Spirituality of the Readings
It Takes Two
On previous Sundays Jesus has been curing people. Yet an odd thing happens in each case. He tells them, “Your faith has saved you.” Which is it? Quite obviously Jesus does the healing, so why does he say their faith did it? Why didn’t he just say “Go in peace, I have healed you”?
Let us seek the answer in Sunday’s Gospel. This will be a roundabout way to get at an answer, so I ask you to wait for it.
Jesus is always seeking a two-way liaison between himself and us, not just one-way.
Jesus is in Caesarea Philippi and the disciples are just back from their mission of preaching. Jesus asks them who people think he is.
The disciples laugh boyishly and repeat some answers they have heard. Obviously they regard these guesses as absurd. Something like this:
Believe it or not, some think you are John the Baptist returned from the dead!

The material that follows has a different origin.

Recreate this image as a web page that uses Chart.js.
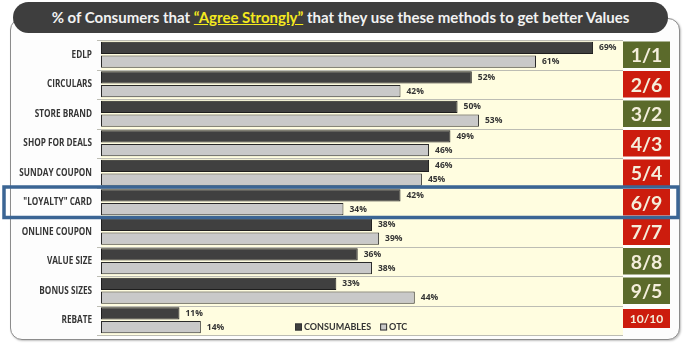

The ones I talked to said you were the prophet Elijah! It was hilarious!
A few of them said you are Jeremiah or one of the other prophets! They just don’t know what to make of you.
Laughter all around.
But Jesus’ question had been a curve ball, and now it crosses the plate. He says abruptly, “And what about you? Who do you say I am?”
Eyes wander, feet scuff, laughter turns into a cough. The disciples’ faith is still young and perhaps they are confused about it, not to mention the fact that up to this point they have not been required to profess anything out loud. Red faces.
Peter is bold, awkwardly, walking on water again, figuratively this time. He stammers out his best answer.
You … you are … the, uh, … yes, uh, the … the Son of … you are the Christ, the Son of the living God!
Silence and then nods and relief all around.
“Simon, how great is your faith,” Jesus says. “Whatever you open with this faith will stay open. Whatever your faith shuts will remain shut, not only here but in heaven.” A high compliment to Peter’s tottering belief status.
But does this answer the contradiction we began with? Is it Jesus or their act of faith?
Jesus is always seeking a two-way liaison between himself and us, not just one-way. He wants us to have a relationship to the fullness of who he is. Besides being a charismatic leader or a good friend, he is the very reality of God’s love, present in the world, wide open to loving each of us. Therefore he wants a mutual love-relationship with you and me, one in which we open up our hearts and let Godly love in.
The name of that openness to God’s love on the part of a person is “faith.”
Faith.
The answer is truly “Your faith has saved you.” But it is faith as an opening up to Jesus’ cures. These are never just a matter of him acting on his own, like a mechanic replacing spark plugs. They are love being given and love being received. The ones who were cured must have opened themselves and have at least a beginning relationship with Jesus as the loving Messiah. Healing is at last able to take root.
So, in fact, it surely is their faith that saves them, together with the love from Jesus. The healing power of that love could never get to them unless the open heart named “faith” were finally awakened in them.